I'm trying to extract a word list from a Russian short story.
#!/bin/sh
export LC_ALL=ru_RU.utf8
sed -re 's/\s+/\n/g' | \
sed 's/[\.!,—()«»;:?]//g' | \
tr '[:upper:]' '[:lower:]' | \
sort | uniq
However the tr
step is not lowercasing the Cyrillic capital letters. I thought I was being clever using the portable character classes!
$ LC_ALL=ru_RU.utf8 echo "Г" | tr [:upper:] [:lower:]
Г
In case it's relevant, I obtained the Russian text by copy-pasting from a Chrome browser window into Vim. It looks right on screen (a Putty terminal). This is in Cygwin's bash shell -- it should work identically to Bash on Linux (should!).

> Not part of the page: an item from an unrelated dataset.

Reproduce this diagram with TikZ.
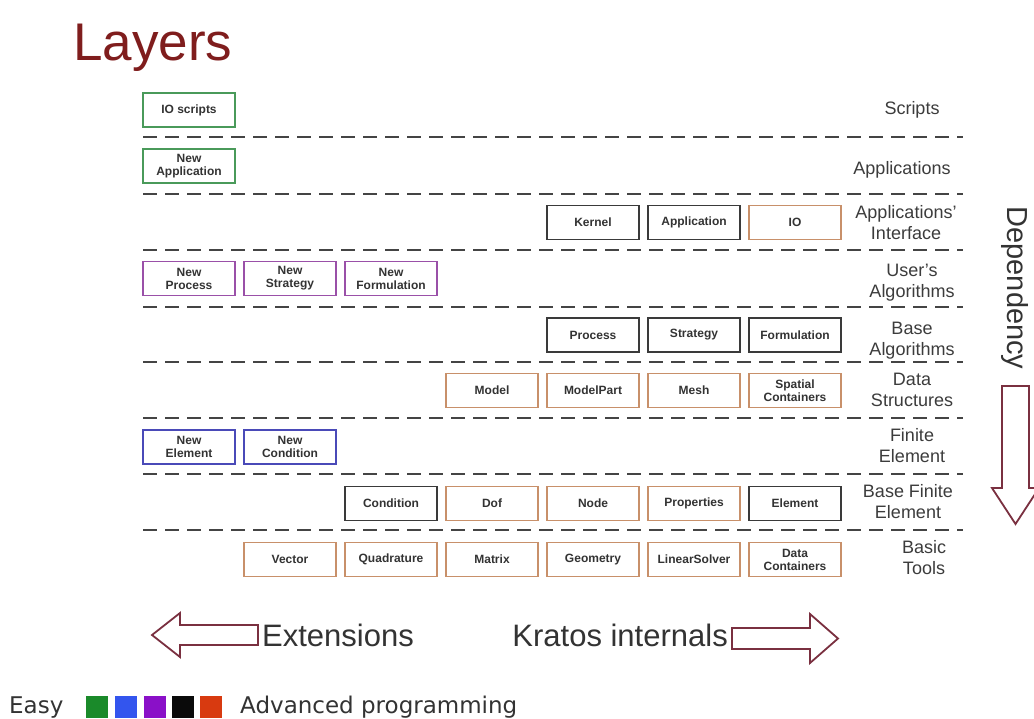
\documentclass[tikz,border=0pt]{standalone}
\usepackage{fontspec}
\setmainfont{Liberation Sans}
\newfontfamily\legendfont{DejaVu Sans}
\definecolor{grn}{HTML}{4A9A5A}
\definecolor{blk}{HTML}{3A3A3A}
\definecolor{org}{HTML}{C8906A}
\definecolor{pur}{HTML}{9A50A8}
\definecolor{blu}{HTML}{4A4AB8}
\definecolor{txt}{HTML}{333333}
\definecolor{lbl}{HTML}{3C3C3C}
\definecolor{dsh}{HTML}{444444}
\definecolor{ttl}{HTML}{7F1D1D}
\definecolor{arr}{HTML}{7A3040}
\definecolor{lg1}{HTML}{1A8A2A}
\definecolor{lg2}{HTML}{3355EE}
\definecolor{lg3}{HTML}{8A10C8}
\definecolor{lg4}{HTML}{0A0A0A}
\definecolor{lg5}{HTML}{D83A10}
\tikzset{
  box/.style={draw=#1, line width=1.8pt, fill=white, minimum width=92pt, minimum height=34pt,
    inner sep=0pt, align=center, text=txt, font=\fontsize{12}{13}\selectfont\bfseries},
  layerlabel/.style={align=center, text=lbl, inner sep=0pt, font=\fontsize{18}{21}\selectfont},
  sep/.style={draw=dsh, line width=2.6pt, dash pattern=on 14pt off 8pt},
  bigarrow/.style={draw=arr, line width=1.8pt, fill=white, line join=miter},
  bigtext/.style={text=txt, inner sep=0pt, font=\fontsize{31}{31}\selectfont},
  legtext/.style={text=txt, inner sep=0pt, font=\legendfont\fontsize{23}{23}\selectfont},
  legsq/.style={minimum width=22pt, minimum height=22pt, inner sep=0pt, draw=none},
}
\begin{document}
\begin{tikzpicture}[x=1pt,y=-1pt]
\useasboundingbox (0,0) rectangle (1034,718);
\fill[white] (0,0) rectangle (1034,718);
% title
\node[anchor=base west, inner sep=0pt, text=ttl, font=\fontsize{53}{53}\selectfont] (title) at (73,60) {Layers};
% separators
\foreach \y in {137,194,250,307,362,418,474,530}
  \draw[sep] (143,\y) -- (963,\y);
% layer labels
\node[layerlabel] (lScripts) at (912,110) {Scripts};
\node[layerlabel] (lApps) at (902,170) {Applications};
\node[layerlabel] (lAppInt) at (906,222.5) {Applications'\\Interface};
\node[layerlabel] (lUser) at (912,282.5) {User's\\Algorithms};
\node[layerlabel] (lBaseAlg) at (912,341) {Base\\Algorithms};
\node[layerlabel] (lData) at (912,389.5) {Data\\Structures};
\node[layerlabel] (lFE) at (912,446) {Finite\\Element};
\node[layerlabel] (lBFE) at (908,501.5) {Base Finite\\Element};
\node[layerlabel] (lBasic) at (924,557.5) {Basic\\Tools};
% row: scripts
\node[box=grn] (ioscripts) at (189,110) {IO scripts};
% row: applications
\node[box=grn] (newapp) at (189,166) {New\\Application};
% row: applications' interface
\node[box=blk] (kernel) at (593,222.5) {Kernel};
\node[box=blk] (application) at (694,222.5) {Application};
\node[box=org] (io) at (795,222.5) {IO};
% row: user's algorithms
\node[box=pur] (newprocess) at (189,278.5) {New\\Process};
\node[box=pur] (newstrategy) at (290,278.5) {New\\Strategy};
\node[box=pur] (newformulation) at (391,278.5) {New\\Formulation};
% row: base algorithms
\node[box=blk] (process) at (593,335) {Process};
\node[box=blk] (strategy) at (694,335) {Strategy};
\node[box=blk] (formulation) at (795,335) {Formulation};
% row: data structures
\node[box=org] (model) at (492,390.5) {Model};
\node[box=org] (modelpart) at (593,390.5) {ModelPart};
\node[box=org] (mesh) at (694,390.5) {Mesh};
\node[box=org] (spatial) at (795,390.5) {Spatial\\Containers};
% row: finite element
\node[box=blu] (newelement) at (189,447) {New\\Element};
\node[box=blu] (newcondition) at (290,447) {New\\Condition};
% row: base finite element
\node[box=blk] (condition) at (391,503.5) {Condition};
\node[box=org] (dof) at (492,503.5) {Dof};
\node[box=org] (node) at (593,503.5) {Node};
\node[box=org] (properties) at (694,503.5) {Properties};
\node[box=blk] (element) at (795,503.5) {Element};
% row: basic tools
\node[box=org] (vector) at (290,559.5) {Vector};
\node[box=org] (quadrature) at (391,559.5) {Quadrature};
\node[box=org] (matrix) at (492,559.5) {Matrix};
\node[box=org] (geometry) at (593,559.5) {Geometry};
\node[box=org] (linsolver) at (694,559.5) {LinearSolver};
\node[box=org] (datacont) at (795,559.5) {Data\\Containers};
% dependency
\node[rotate=-90, text=txt, inner sep=0pt, font=\fontsize{29}{29}\selectfont] (dep) at (1015,288) {Dependency};
\draw[bigarrow] (1002,386) -- (1029,386) -- (1029,488) -- (1039,488) -- (1015.5,524) -- (992,488) -- (1002,488) -- cycle;
% extensions / internals
\draw[bigarrow] (258,625) -- (180,625) -- (180,613) -- (152,635) -- (180,657) -- (180,645) -- (258,645) -- cycle;
\node[bigtext, anchor=base west] (ext) at (262,646) {Extensions};
\node[bigtext, anchor=base east] (kin) at (728,646) {Kratos internals};
\draw[bigarrow] (732,628) -- (810,628) -- (810,614) -- (838,638.5) -- (810,663) -- (810,649) -- (732,649) -- cycle;
% legend
\node[legtext, anchor=base west] (easy) at (9,713) {Easy};
\node[legsq, fill=lg1] (sq1) at (97,707) {};
\node[legsq, fill=lg2] (sq2) at (126,707) {};
\node[legsq, fill=lg3] (sq3) at (155,707) {};
\node[legsq, fill=lg4] (sq4) at (183,707) {};
\node[legsq, fill=lg5] (sq5) at (211,707) {};
\node[legtext, anchor=base west] (adv) at (240,713) {Advanced programming};
\end{tikzpicture}
\end{document}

What is a portable, reliable way to lowercase unicode text in a pipe?
This is what I found at Wikipedia (without any reference, though):
Most versions of
tr
, includingGNU tr
and classic Unixtr
, operate on single-byte characters and are not Unicode compliant. An exception is the Heirloom Toolchest implementation, which provides basic Unicode support.
Also, this is old but related.
As I mentioned in the comment, sed
seems to work (GNU sed
, at least):
$ echo 'СТЭК' | sed 's/[[:upper:]]*/\L&/'
стэк